Workshop of Domenico PARODI (1672-1742)
and Francesco Maria BIGGI (1676-1736)
Allegories of Spring and Autumn

Pair of busts in white marble
standing on Portor marble bases
titled "Spring" and "Autumn"

Genoa, Italy
First third of the 18th century

total height : 46,5 cm (Spring)
total height : 47 cm (Autumn)
height of the bases : 11 cm

Provenance :
Marchioness Rodez-Benavent, Montpellier, and thence by family decent until 2023.

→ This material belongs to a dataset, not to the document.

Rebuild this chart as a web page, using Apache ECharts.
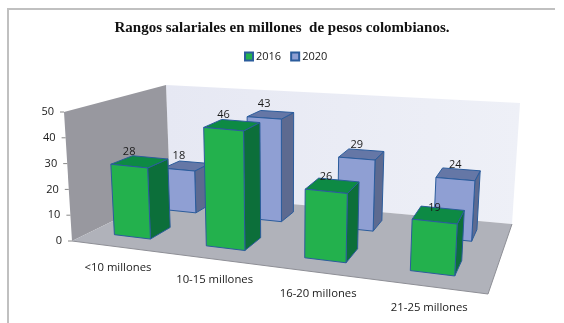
<!DOCTYPE html>
<html><head><meta charset="utf-8">
<style>html,body{margin:0;padding:0;background:#fff}#c{width:564px;height:323px}</style>
<script src="https://cdn.jsdelivr.net/npm/echarts@6/dist/echarts.min.js"></script>
</head><body><div id="c"></div>
<script>
const titleText = 'Rangos salariales en millones  de pesos colombianos.';
const categories = ['<10 millones', '10-15 millones', '16-20 millones', '21-25 millones'];
const seriesNames = ['2016', '2020'];
const values2016 = [28, 46, 26, 19];
const values2020 = [18, 43, 29, 24];
const yTicks = [0, 10, 20, 30, 40, 50];

// Projection of the unit box (u across, v into the page, w upward) on to the page.
const box = {
  flb:[72,241], frb:[488,294], blb:[170,193], brb:[512,224],
  flt:[64,112], frt:[496,152], blt:[166,85], brt:[520,103]
};
const warpU = 0.15, warpV = 0.2;
function lerp(a,b,t){return [a[0]+(b[0]-a[0])*t, a[1]+(b[1]-a[1])*t];}
function project(u,v,w){
  const U = u/(1+warpU*(1-u));
  const V = v*(1+warpV)/(1+warpV*v);
  const bottom = lerp(lerp(box.flb,box.frb,U), lerp(box.blb,box.brb,U), V);
  const top = lerp(lerp(box.flt,box.frt,U), lerp(box.blt,box.brt,U), V);
  return lerp(bottom, top, w);
}
// normalise a category/value pair through the grid's own axes
function unit(api, params, cat, val){
  const cs = params.coordSys, p = api.coord([cat, val]);
  return [(p[0]-cs.x)/cs.width, (cs.y+cs.height-p[1])/cs.height];
}
const barStyles = {
  '2016': {front:'#23b14d', top:'#0d8a44', side:'#0c6f3a'},
  '2020': {front:'#8f9fd3', top:'#6577a6', side:'#5d6a90'}
};
const edge = '#2b5c9c';
const shapes = {
  '2016': {width:0.40, shift:-0.008, v0:0.165, v1:0.375},
  '2020': {width:0.38, shift:-0.003, v0:0.665, v1:0.855}
};

function barSeries(name, values, z){
  const st = barStyles[name], g = shapes[name];
  return {
    type:'custom', name, z, animation:false, silent:true, clip:false,
    itemStyle:{color:st.front, borderColor:edge, borderWidth:1},
    data: values.map((v,i)=>[i,v]),
    encode:{x:0,y:1},
    renderItem(params, api){
      const cat = api.value(0), val = api.value(1);
      const [uc0, w] = unit(api, params, cat, val);
      const uc = uc0 + g.shift;
      const du = api.size([1,0])[0]/params.coordSys.width*g.width/2;
      const u0=uc-du, u1=uc+du, v0=g.v0, v1=g.v1;
      const P=project;
      const poly=(pts,fill)=>({type:'polygon',shape:{points:pts},style:{fill,stroke:edge,lineWidth:1,lineJoin:'round'}});
      return {type:'group',children:[
        poly([P(u1,v0,0),P(u1,v1,0),P(u1,v1,w),P(u1,v0,w)], st.side),
        poly([P(u0,v0,w),P(u1,v0,w),P(u1,v1,w),P(u0,v1,w)], st.top),
        poly([P(u0,v0,0),P(u1,v0,0),P(u1,v0,w),P(u0,v0,w)], st.front)
      ]};
    }
  };
}
function labelSeries(name, values){
  const g = shapes[name];
  return {
    type:'custom', z:6, animation:false, silent:true, clip:false,
    data: values.map((v,i)=>[i,v]), encode:{x:0,y:1},
    renderItem(params, api){
      const [uc,w] = unit(api, params, api.value(0), api.value(1));
      const p = project(uc+g.shift, g.v0, w);
      return {type:'text',style:{x:p[0],y:p[1]-14,text:String(api.value(1)),textAlign:'center',textVerticalAlign:'middle',font:FONT,fill:'#1a1a1a'}};
    }
  };
}
const FONT = '11px "Open Sans"';
const chart = echarts.init(document.getElementById('c'), null, {renderer:'canvas'});
chart.setOption({
  backgroundColor:'#fff',
  animation:false,
  title:{text:titleText, left:'center', top:21, padding:0, textStyle:{fontFamily:'"Liberation Serif"',fontWeight:'bold',fontSize:15,color:'#111'}},
  legend:{data:seriesNames, left:244, top:51, padding:0, itemWidth:8, itemHeight:8, itemGap:9, icon:'rect',
    textStyle:{fontFamily:'"Open Sans"',fontSize:11,color:'#1a1a1a',padding:[0,0,0,-2]}},
  grid:{left:72, top:112, width:416, height:129},
  xAxis:{type:'category', data:categories, show:false},
  yAxis:{type:'value', min:0, max:50, interval:10, show:false},
  graphic:[
    {type:'polyline',shape:{points:[[8,323],[8,9],[555,9]]},style:{fill:'none',stroke:'#c0c0c0',lineWidth:2},silent:true}
  ],
  series:[
    { // walls and floor
      type:'custom', z:1, animation:false, silent:true, clip:false, data:[[0,0]], encode:{x:0,y:1},
      renderItem(){
        const P=project;
        return {type:'group',children:[
          {type:'polygon',shape:{points:[P(0,1,0),P(1,1,0),P(1,1,1),P(0,1,1)]},
           style:{fill:new echarts.graphic.LinearGradient(0,0,1,0,[{offset:0,color:'#e6e8f3'},{offset:1,color:'#eef0f7'}])}},
          {type:'polygon',shape:{points:[P(0,0,0),P(0,1,0),P(0,1,1),P(0,0,1)]},style:{fill:'#98989f'}},
          {type:'polygon',shape:{points:[P(0,0,0),P(1,0,0),P(1,1,0),P(0,1,0)]},style:{fill:'#b0b2ba'}},
          {type:'polyline',shape:{points:[P(0,0,0),P(1,0,0),P(1,1,0)]},style:{fill:'none',stroke:'#8e8f96',lineWidth:1}}
        ]};
      }
    },
    { // value axis ticks and labels
      type:'custom', z:2, animation:false, silent:true, clip:false,
      data:yTicks.map(t=>[0,t]), encode:{x:0,y:1},
      renderItem(params, api){
        const t=api.value(1);
        const [,w]=unit(api,params,0,t);
        const p=project(0,0,w);
        return {type:'group',children:[
          {type:'line',shape:{x1:p[0]-4,y1:p[1],x2:p[0],y2:p[1]},style:{stroke:'#888',lineWidth:1}},
          {type:'text',style:{x:p[0]-10,y:p[1],text:String(t),textAlign:'right',textVerticalAlign:'middle',font:FONT,fill:'#1a1a1a'}}
        ]};
      }
    },
    { // category labels
      type:'custom', z:2, animation:false, silent:true, clip:false,
      data:categories.map((c,i)=>[i,0]), encode:{x:0,y:1},
      renderItem(params, api){
        const i=api.value(0);
        const [u]=unit(api,params,i,0);
        const p=project(u,0,0);
        return {type:'text',style:{x:p[0],y:p[1]+21,text:categories[i],textAlign:'center',textVerticalAlign:'middle',font:'11.3px "Open Sans"',fill:'#1a1a1a'}};
      }
    },
    barSeries('2020', values2020, 3),
    barSeries('2016', values2016, 4),
    labelSeries('2020', values2020),
    labelSeries('2016', values2016)
  ]
});
</script></body></html>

Domenico Parodi was probably trained as a sculptor by his father, the Genoese Baroque master Filippo Parodi (1630-1702). He soon turned to painting and became the great master of Genoese decorative projects of his time. He found the best carver for his models in the talented marble sculptor Francesco Maria Biggi, who had trained in his father's workshop on his return from Rome. After Filippo's death, Domenico and Francesco worked together on many of the most important decorative projects in Genoa, including the Albergo dei Poveri, the Chiesa del Gesù e dei Santi Ambrogio e Andrea and the Palazzo Rosso. The fame of their successful collaboration spread as far as Vienna, where we can admire, in the Marble Gallery of the Lower Belvedere, a series of gods and allegorical figures carved by Baggi after Domenico’s designs (circa 1720). After Biggi's death, deprived of his main collaborator, Domenico devoted himself exclusively to painting.

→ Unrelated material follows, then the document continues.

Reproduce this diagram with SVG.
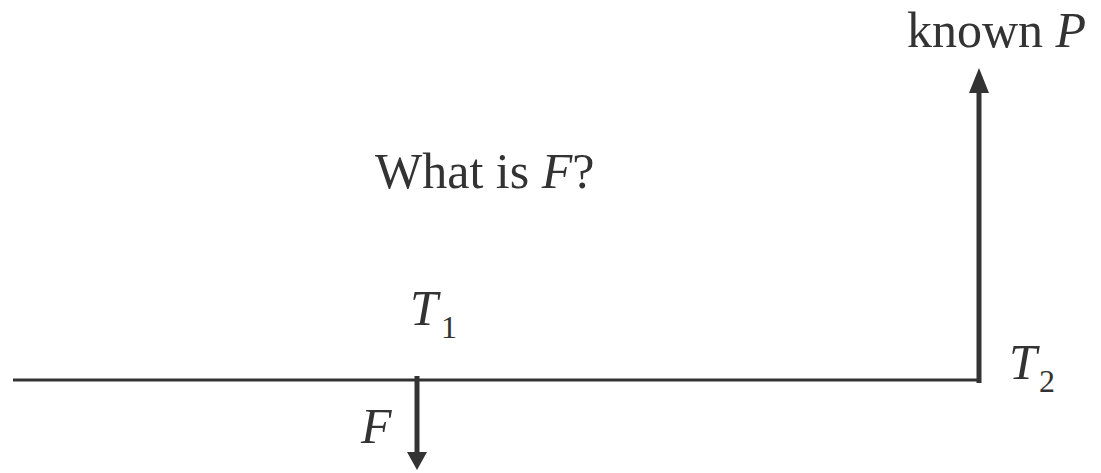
<svg xmlns="http://www.w3.org/2000/svg" width="1101" height="473" viewBox="0 0 1101 473">
<style>
text{font-family:"Liberation Serif","Times New Roman",serif;fill:#333;font-size:50px}
.i{font-style:italic}
.sub{font-size:32px}
</style>
<rect width="1101" height="473" fill="#fff"/>
<g id="connectors">
<line x1="13" y1="380" x2="981" y2="380" stroke="#333" stroke-width="3"/>
<line x1="979" y1="383" x2="979" y2="90" stroke="#333" stroke-width="5"/>
<polygon points="979,68 969,93 989,93" fill="#333"/>
<line x1="417" y1="376" x2="417" y2="452" stroke="#333" stroke-width="5"/>
<polygon points="417,470 407,452 427,452" fill="#333"/>
</g>
<g id="knownP"><text x="907" y="47">known <tspan class="i">P</tspan></text></g>
<g id="question"><text x="375" y="188">What is <tspan class="i">F</tspan>?</text></g>
<g id="T1"><text class="i" x="410" y="325">T</text><text class="sub" x="441" y="338">1</text></g>
<g id="F"><text class="i" x="361" y="443">F</text></g>
<g id="T2"><text class="i" x="1009" y="379">T</text><text class="sub" x="1039" y="392">2</text></g>
</svg>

Apart from the few details provided by the biographer and art historian Carlo Giuseppe Ratti (1737-1795), little is known about Francesco Maria Biggi's life and career, largely hidden in Domenico's shadow. However, Ratti describes him as a hard worker, a highly talented marble sculptor and a teacher devoted to his pupils. We might add to this incomplete portrait that Biggi developed a distinctly Genoese style, revisiting the Roman Baroque of Gian Lorenzo Bernini in a less theatrical and more decorative vein. His manner is characterized by dancing silhouettes with supple forms, delicate and youthful faces, subtle draping effects and highly variated surface rendering.

The allegorical busts of Spring and Autumn, from a series on the four seasons, were probably made after models by Domenico Parodi. They are typical of the marbles produced by Francesco Biggi and his collaborators, particularly the smiling face of Spring, almost ecstatic with half-open lips and up-raised eyes. The gentle features of these two busts, full of joy, are reminiscent of those of the angels in the abbey church of Lambach (Austria), or of another allegorical bust of Spring (in the Genoese art market), all executed by Biggi after Domenico Parodi (cf. D. Sanguineti, L. Stagno (eds.), op. cit, pp. 27 and 88).

Bibliography :
"Domenico Parodi: L'Arcadia in giardino", D. Sanguineti, L. Stagno (dir.), cat. exp. Palazzo Nicolosio Lomellino, Gênes, 2022.